* [Written request] Return every line below in which "that" appears.
[BEGIN]
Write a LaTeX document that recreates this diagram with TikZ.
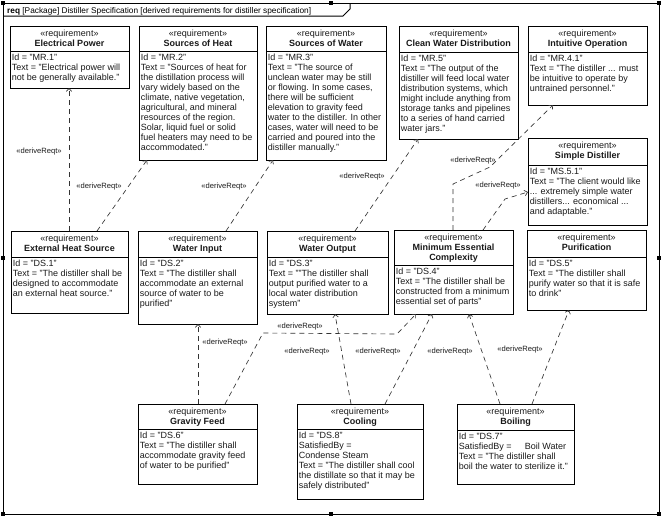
\documentclass[tikz,border=0pt]{standalone}
\usepackage{fontspec}
\setmainfont{Liberation Sans}
\usetikzlibrary{arrows.meta,calc}
% #1 name, #2 x, #3 y, #4 w, #5 h, #6 separator offset, #7 header name lines, #8 body
\newcommand{\reqbox}[8]{%
  \node[reqframe, minimum width=#4pt, minimum height=#5pt] (#1) at (#2,#3) {};
  \draw[boxline] ([yshift=-#6pt]#1.north west) -- ([yshift=-#6pt]#1.north east);
  \node[hdr] (#1h) at ([yshift=-3.2pt]#1.north) {\strut «requirement»\\#7};
  \node[bdy] (#1b) at ([xshift=1.6pt,yshift={-#6pt-2.2pt}]#1.north west) {\strut #8};
}
\begin{document}
\begin{tikzpicture}[x=1pt,y=-1pt,
  reqframe/.style={draw=black, line width=0.8pt, rectangle, anchor=north west, inner sep=0, outer sep=0},
  boxline/.style={draw=black, line width=0.8pt},
  frameline/.style={draw=black, line width=1pt},
  hdr/.style={inner sep=0, align=center, anchor=north, font=\fontsize{9}{10}\selectfont, text=black!90},
  bdy/.style={inner sep=0, align=left, anchor=north west, font=\fontsize{9}{10}\selectfont, text=black!90},
  lbl/.style={inner sep=0, font=\fontsize{7.6}{9}\selectfont, text=black!90},
  dr/.style={draw=black!80, line width=0.65pt, dash pattern=on 5pt off 4pt, -{Straight Barb[length=3pt,width=5.5pt]}},
  handle/.style={fill=black}
]
\useasboundingbox (0,0) rectangle (663,517);
% frame
\draw[frameline] (3,3) rectangle (659,514);
\draw[frameline] (3,16) -- (343,16) -- (350,9) -- (350,3);
\node[anchor=base west, font=\fontsize{8.3}{10}\selectfont, inner sep=0] (title) at (7,13)
  {\textbf{req} [Package] Distiller Specification [derived requirements for distiller specification]};
% selection handles
\foreach \hx/\hy in {3/3, 331/3, 659/3, 3/258, 659/258, 3/514, 331/514, 659/514}
  \fill[handle] (\hx-2,\hy-2) rectangle (\hx+2,\hy+2);

% top row
\reqbox{ep}{10}{26}{119}{62}{25}{\textbf{Electrical Power}}
 {Id = "MR.1"\\Text = "Electrical power will\\not be generally available."}
\reqbox{sh}{139}{26}{118}{134}{25}{\textbf{Sources of Heat}}
 {Id = "MR.2"\\Text = "Sources of heat for\\the distillation process will\\vary widely based on the\\climate, native vegetation,\\agricultural, and mineral\\resources of the region.\\Solar, liquid fuel or solid\\fuel heaters may need to be\\accommodated."}
\reqbox{sw}{266}{26}{120}{134}{25}{\textbf{Sources of Water}}
 {Id = "MR.3"\\Text = "The source of\\unclean water may be still\\or flowing. In some cases,\\there will be sufficient\\elevation to gravity feed\\water to the distiller. In other\\cases, water will need to be\\carried and poured into the\\distiller manually."}
\reqbox{cwd}{399}{26}{119}{113}{26}{\textbf{Clean Water Distribution}}
 {Id = "MR.5"\\Text = "The output of the\\distiller will feed local water\\distribution systems, which\\might include anything from\\storage tanks and pipelines\\to a series of hand carried\\water jars."}
\reqbox{io}{528}{26}{119}{79}{26}{\textbf{Intuitive Operation}}
 {Id = "MR.4.1"\\Text = "The distiller ... must\\be intuitive to operate by\\untrained personnel."}
\reqbox{sd}{528}{138}{119}{87}{27}{\textbf{Simple Distiller}}
 {Id = "MS.5.1"\\Text = "The client would like\\... extremely simple water\\distillers... economical ...\\and adaptable."}

% middle row
\reqbox{ehs}{11}{231}{117}{82}{26}{\textbf{External Heat Source}}
 {Id = "DS.1"\\Text = "The distiller shall be\\designed to accommodate\\an external heat source."}
\reqbox{wi}{138}{231}{119}{93}{26}{\textbf{Water Input}}
 {Id = "DS.2"\\Text = "The distiller shall\\accommodate an external\\source of water to be\\purified"}
\reqbox{wo}{267}{231}{121}{83}{26}{\textbf{Water Output}}
 {Id = "DS.3"\\Text = ""The distiller shall\\output purified water to a\\local water distribution\\system"}
\reqbox{mec}{394}{230}{119}{84}{35}{\textbf{Minimum Essential}\\\textbf{Complexity}}
 {Id = "DS.4"\\Text = "The distiller shall be\\constructed from a minimum\\essential set of parts"}
\reqbox{pur}{527}{230}{119}{80}{27}{\textbf{Purification}}
 {Id = "DS.5"\\Text = "The distiller shall\\purify water so that it is safe\\to drink"}

% bottom row
\reqbox{gf}{138}{404}{119}{80}{25}{\textbf{Gravity Feed}}
 {Id = "DS.6"\\Text = "The distiller shall\\accommodate gravity feed\\of water to be purified"}
\reqbox{cool}{297}{404}{126}{95}{25}{\textbf{Cooling}}
 {Id = "DS.8"\\SatisfiedBy =\\Condense Steam\\Text = "The distiller shall cool\\the distillate so that it may be\\safely distributed"}
\reqbox{boil}{457}{404}{117}{80}{26}{\textbf{Boiling}}
 {Id = "DS.7"\\SatisfiedBy = \hspace{1.2em}Boil Water\\Text = "The distiller shall\\boil the water to sterilize it."}

% bend points
\coordinate (b1) at (453,184);
\coordinate (b2) at (490,167);
\coordinate (b3) at (505,199);
\coordinate (b4) at (263,333);
\coordinate (b5) at (397,334);

% connectors
\draw[dr] ([xshift=58pt]ehs.north west) -- ([xshift=59pt]ep.south west);
\draw[dr] ([xshift=86pt]ehs.north west) -- ([xshift=8pt]sh.south west);
\draw[dr] ([xshift=88pt]wi.north west) -- ([xshift=7pt]sw.south west);
\draw[dr] ([xshift=88pt]wo.north west) -- ([xshift=19pt]cwd.south west);
\draw[dr] ([xshift=59pt]mec.north west) -- (b1) -- (b2) -- ([xshift=25pt]io.south west);
\draw[dr] ([xshift=89pt]mec.north west) -- (b3) -- ([yshift=-54pt]sd.north west);
\draw[dr] ([xshift=60pt]gf.north west) -- ([xshift=60pt]wi.south west);
\draw[dr] ([xshift=87pt]gf.north west) -- (b4) -- (b5) -- ([xshift=22pt]mec.south west);
\draw[dr] ([xshift=54pt]cool.north west) -- ([xshift=68pt]wo.south west);
\draw[dr] ([xshift=88pt]cool.north west) -- ([xshift=38pt]mec.south west);
\draw[dr] ([xshift=43pt]boil.north west) -- ([xshift=75pt]mec.south west);
\draw[dr] ([xshift=75pt]boil.north west) -- ([xshift=42pt]pur.south west);

% labels
\node[lbl] (l1) at (39,152) {«deriveReqt»};
\node[lbl] (l2) at (99,187) {«deriveReqt»};
\node[lbl] (l3) at (224,187) {«deriveReqt»};
\node[lbl] (l4) at (362,177) {«deriveReqt»};
\node[lbl] (l5) at (473,161) {«deriveReqt»};
\node[lbl] (l6) at (498,186) {«deriveReqt»};
\node[lbl] (l7) at (225,343) {«deriveReqt»};
\node[lbl] (l8) at (300,327) {«deriveReqt»};
\node[lbl] (l9) at (307,352) {«deriveReqt»};
\node[lbl] (l10) at (378,352) {«deriveReqt»};
\node[lbl] (l11) at (450,352) {«deriveReqt»};
\node[lbl] (l12) at (520,350) {«deriveReqt»};
\end{tikzpicture}
\end{document}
[END]
* [Problem solution]
Write a LaTeX document that recreates this diagram with TikZ.
 {Id = "DS.5"\\Text = "The distiller shall\\purify water so that it is safe\\to drink"}
 {Id = "DS.8"\\SatisfiedBy =\\Condense Steam\\Text = "The distiller shall cool\\the distillate so that it may be\\safely distributed"}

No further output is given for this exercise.